The New Zealand dollar climbed 0.3 percent to 78.79 U.S. cents and 60.81 yen.


“New Zealand data this morning was very much on the strong side,” said Grant Turley, a senior currency strategist at Australia & New Zealand Banking Group Ltd. in Sydney. “Political stability in Europe and better data out of New Zealand are going to buoy appetite for Aussie and kiwi.”

The dollar weakened against 11 of its 16 major peers as the MSCI Asia Pacific Index of shares climbed 1.4 percent, sapping demand for the U.S. currency as a haven.

Japanese Growth

Japan’s Nikkei 225 Stock Average gained 1.2 percent after government data showed the nation’s gross domestic product grew at an annualized rate of 6 percent in the three months ended Sept. 30, the fastest pace since March 2010. The first expansion after three quarters of economic contraction added to evidence the country is recovering from a record earthquake in March.
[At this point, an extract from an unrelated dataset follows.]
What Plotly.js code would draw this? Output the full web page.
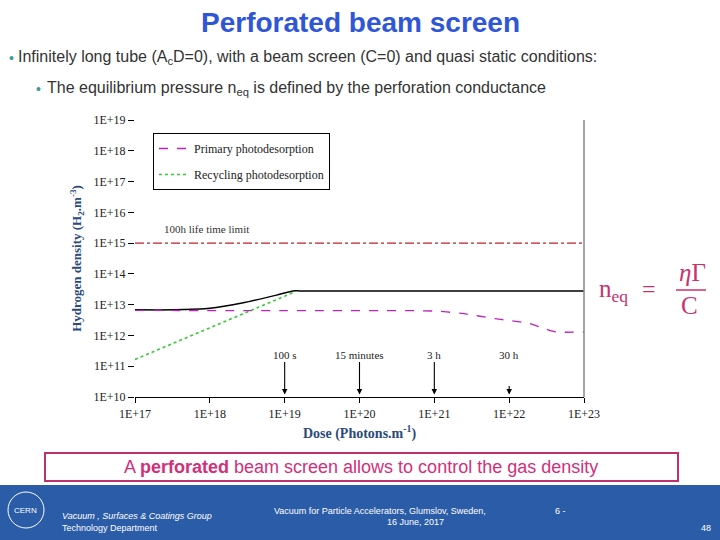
<!DOCTYPE html>
<html>
<head>
<meta charset="utf-8">
<script src="https://cdn.plot.ly/plotly-3.0.1.min.js"></script>
<style>
  html, body { margin: 0; padding: 0; background: #fff; }
  #chart { width: 720px; height: 540px; }
</style>
</head>
<body>
<div id="chart"></div>
<script>
// Dose (photons/m) and hydrogen density (H2/m3)
const totalDose = [1e17, 3.2e17, 1e18, 2.8e18, 7.8e18, 1.3e19, 1.6e19, 1e23];
const totalDensity = [6.8e12, 6.8e12, 7.6e12, 1.15e13, 2.04e13, 2.8e13, 2.8e13, 2.8e13];

const primaryDose = [1e17, 1e19, 1e21, 2.3e21, 6.6e21, 1.86e22, 3.1e22, 4.2e22, 1e23];
const primaryDensity = [6.5e12, 6.4e12, 6.2e12, 5.2e12, 3.5e12, 2.45e12, 1.6e12, 1.3e12, 1.3e12];

const recyclingDose = [1e17, 1e18, 1e19, 1.35e19];
const recyclingDensity = [1.66e11, 1.78e12, 1.86e13, 2.57e13];

const lifetimeDose = [1e17, 1e23];
const lifetimeDensity = [1e15, 1e15];

const markerDose = [1e19, 1e20, 1e21, 1e22];
const markerLabels = ['100 s', '15 minutes', '3 h', '30 h'];

const xTicks = [1e17, 1e18, 1e19, 1e20, 1e21, 1e22, 1e23];
const xTickText = ['1E+17', '1E+18', '1E+19', '1E+20', '1E+21', '1E+22', '1E+23'];
const yTicks = [1e10, 1e11, 1e12, 1e13, 1e14, 1e15, 1e16, 1e17, 1e18, 1e19];
const yTickText = ['1E+10', '1E+11', '1E+12', '1E+13', '1E+14', '1E+15', '1E+16', '1E+17', '1E+18', '1E+19'];

const W = 720, H = 540;
const px = x => x / W;
const py = y => 1 - y / H;
const SERIF = 'Liberation Serif, Times New Roman, serif';
const SANS = 'Liberation Sans, Arial, sans-serif';
const PINK = '#c8326e';
const FOOT = '#2b5ca8';

const traces = [
    {
        x: lifetimeDose, y: lifetimeDensity, mode: 'lines', showlegend: false,
        line: { color: '#c0202a', width: 1.3, dash: 'dashdot' }, hoverinfo: 'skip'
    },
    {
        x: totalDose, y: totalDensity, mode: 'lines', name: 'Total', showlegend: false,
        line: { color: '#000', width: 1.5, shape: 'spline', smoothing: 0.6 }
    },
    {
        x: primaryDose, y: primaryDensity, mode: 'lines', name: 'Primary photodesorption',
        legendgroup: 'primary',
        line: { color: '#c020c0', width: 1.3, dash: 'dash', shape: 'spline', smoothing: 0.6 }
    },
    {
        x: recyclingDose, y: recyclingDensity, mode: 'lines', name: 'Recycling photodesorption',
        legendgroup: 'recycling',
        line: { color: '#33c933', width: 1.6, dash: 'dot' }
    }
];

const annotations = [];
const note = (x, y, text, font, extra) => annotations.push(Object.assign({
    xref: 'paper', yref: 'paper', x: px(x), y: py(y), text: text, showarrow: false,
    xanchor: 'center', yanchor: 'middle', font: font
}, extra || {}));

// time markers along the dose axis
markerDose.forEach((d, i) => {
    annotations.push({
        xref: 'x', yref: 'y', x: Math.log10(d), y: Math.log10(1.2e10),
        text: markerLabels[i], showarrow: true, arrowhead: 2, arrowsize: 1, arrowwidth: 1.1,
        arrowcolor: '#000', ax: 0, ay: -40, startstandoff: i === 3 ? 24 : 0,
        font: { family: SERIF, size: 11, color: '#222' }
    });
});

annotations.push({
    xref: 'x', yref: 'y', x: 17.96, y: 15.45, text: '100h life time limit', showarrow: false,
    font: { family: SERIF, size: 11, color: '#333' }
});

// slide text
note(360, 22, '<b>Perforated beam screen</b>', { family: SANS, size: 28, color: '#2f56d6' });
note(7, 58, '•', { family: SANS, size: 14, color: '#3a9a9a' }, { xanchor: 'left' });
note(16, 58, 'Infinitely long tube (A<sub>c</sub>D=0), with a beam screen (C=0) and quasi static conditions:',
    { family: SANS, size: 16, color: '#333' }, { xanchor: 'left' });
note(34, 89, '•', { family: SANS, size: 14, color: '#3a9a9a' }, { xanchor: 'left' });
note(45, 89, 'The equilibrium pressure n<sub>eq</sub> is defined by the perforation conductance',
    { family: SANS, size: 16, color: '#333' }, { xanchor: 'left' });

// formula
note(613, 290, 'n<sub>eq</sub>', { family: SERIF, size: 25, color: PINK });
note(649, 289, '=', { family: SERIF, size: 24, color: PINK });
note(692, 272, '<i>η</i>Γ', { family: SERIF, size: 25, color: PINK });
note(689, 305, 'C', { family: SERIF, size: 25, color: PINK });

note(361, 467, 'A <b>perforated</b> beam screen allows to control the gas density',
    { family: SANS, size: 18, color: '#d2307a' });

// footer
note(26, 510, 'CERN', { family: SANS, size: 8, color: '#fff' });
note(60, 516, '<i>Vacuum , Surfaces & Coatings Group</i>', { family: SANS, size: 9, color: '#fff' }, { xanchor: 'left' });
note(60, 528, 'Technology Department', { family: SANS, size: 9, color: '#fff' }, { xanchor: 'left' });
note(380, 511, 'Vacuum for Particle Accelerators, Glumslov, Sweden,', { family: SANS, size: 9, color: '#fff' });
note(416, 522, '16 June, 2017', { family: SANS, size: 9, color: '#fff' });
note(560, 511, '6 -', { family: SANS, size: 9, color: '#fff' });
note(706, 528, '48', { family: SANS, size: 9, color: '#fff' });

const shapes = [
    // right frame line of the plot
    { type: 'line', xref: 'paper', yref: 'paper', x0: px(584), x1: px(584), y0: py(120), y1: py(397),
      line: { color: '#888', width: 1.5 } },
    // fraction bar
    { type: 'line', xref: 'paper', yref: 'paper', x0: px(676), x1: px(706), y0: py(290), y1: py(290),
      line: { color: PINK, width: 1.5 } },
    // highlighted message box
    { type: 'rect', xref: 'paper', yref: 'paper', x0: px(45), x1: px(678), y0: py(453), y1: py(481),
      line: { color: '#c0306a', width: 2 }, fillcolor: 'rgba(0,0,0,0)' },
    // footer band
    { type: 'rect', xref: 'paper', yref: 'paper', x0: 0, x1: 1, y0: 0, y1: py(485),
      line: { width: 0 }, fillcolor: FOOT, layer: 'below' },
    // logo ring
    { type: 'circle', xref: 'paper', yref: 'paper', x0: px(8), x1: px(44), y0: py(528), y1: py(492),
      line: { color: '#fff', width: 1 } }
];

const layout = {
    width: W, height: H,
    margin: { l: 0, r: 0, t: 0, b: 0 },
    paper_bgcolor: '#fff', plot_bgcolor: 'rgba(0,0,0,0)',
    showlegend: true,
    legend: {
        x: px(153), y: py(133), xanchor: 'left', yanchor: 'top',
        bgcolor: '#fff', bordercolor: '#000', borderwidth: 1,
        font: { family: SERIF, size: 12, color: '#222' },
        traceorder: 'grouped', tracegroupgap: 7, itemwidth: 30
    },
    xaxis: {
        type: 'log', range: [17, 23], domain: [px(135), px(584)],
        tickvals: xTicks, ticktext: xTickText,
        showgrid: false, zeroline: false,
        showline: true, linecolor: '#000', linewidth: 1.3,
        ticks: 'outside', ticklen: 5, tickcolor: '#000',
        tickfont: { family: SERIF, size: 12, color: '#222' },
        title: { text: '<b>Dose (Photons.m<sup>-1</sup>)</b>', standoff: 8,
                 font: { family: SERIF, size: 14, color: '#2b4a7a' } }
    },
    yaxis: {
        type: 'log', range: [10, 19], domain: [py(397), py(120)],
        tickvals: yTicks, ticktext: yTickText,
        showgrid: false, zeroline: false, showline: false,
        ticks: 'outside', ticklen: 6, tickcolor: '#000',
        tickfont: { family: SERIF, size: 12, color: '#222' },
        title: { text: '<b>Hydrogen density (H<sub>2</sub>.m<sup>-3</sup>)</b>', standoff: 8,
                 font: { family: SERIF, size: 13, color: '#2b4a7a' } }
    },
    annotations: annotations,
    shapes: shapes
};

Plotly.newPlot('chart', traces, layout, { displayModeBar: false, staticPlot: true });
</script>
</body>
</html>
The Bank of Japan will start a two-day policy meeting tomorrow. The central bank will leave the benchmark interest rate unchanged at a range of zero to 0.1 percent, according to economists surveyed by Bloomberg News.

Greek Exit

Gains in the euro were limited after Spiegel magazine reported the German government assumes that the consequences of an exit of Greece from the euro area can strengthen the single- currency region in the long term, without saying where it got the information.

Lawmakers are preparing for Greece’s departure from the common currency in case the debt-strapped country’s new government doesn’t commit to carrying forward reforms, the magazine said.

“That takes a little bit of the gloss off the euro and there’s also an Italian bond auction today and a Spanish one later this week,” said Tim Kelleher, Auckland-based head of institutional foreign-exchange sales at ASB Institutional, a unit of Commonwealth Bank of Australia. “My bias is to sell rallies in currencies like the euro, kiwi and Aussie.”

Italy will auction as much as 3 billion euros ($4.1 billion) of five-year notes maturing in September 2016 today, Germany will sell as much as 6 billion euros of two-year notes on Nov. 16 and Spain will sell bonds maturing in January 2022 on Nov. 17.

Merkel Speaks

German Chancellor Angela Merkel will address her party today after weeks of crisis fighting during which she raised the prospect of ejecting Greece from the euro and joined with French President Nicolas Sarkozy to call on Italy to hold to its budget pledges. She is now turning her attention to shaping the future of the euro and EU.

“I believe this is important for those who buy government bonds: that we make it clear that we want more Europe step by step, that is that the European Union, and the euro area in particular, grows together,” Merkel said in an interview with ZDF television late yesterday. “Otherwise people won’t believe that we can really get a handle on the problems.”

The euro has declined 0.8 percent over the past six months, according to Bloomberg Correlation-Weighted Indexes that track 10 developed market currencies.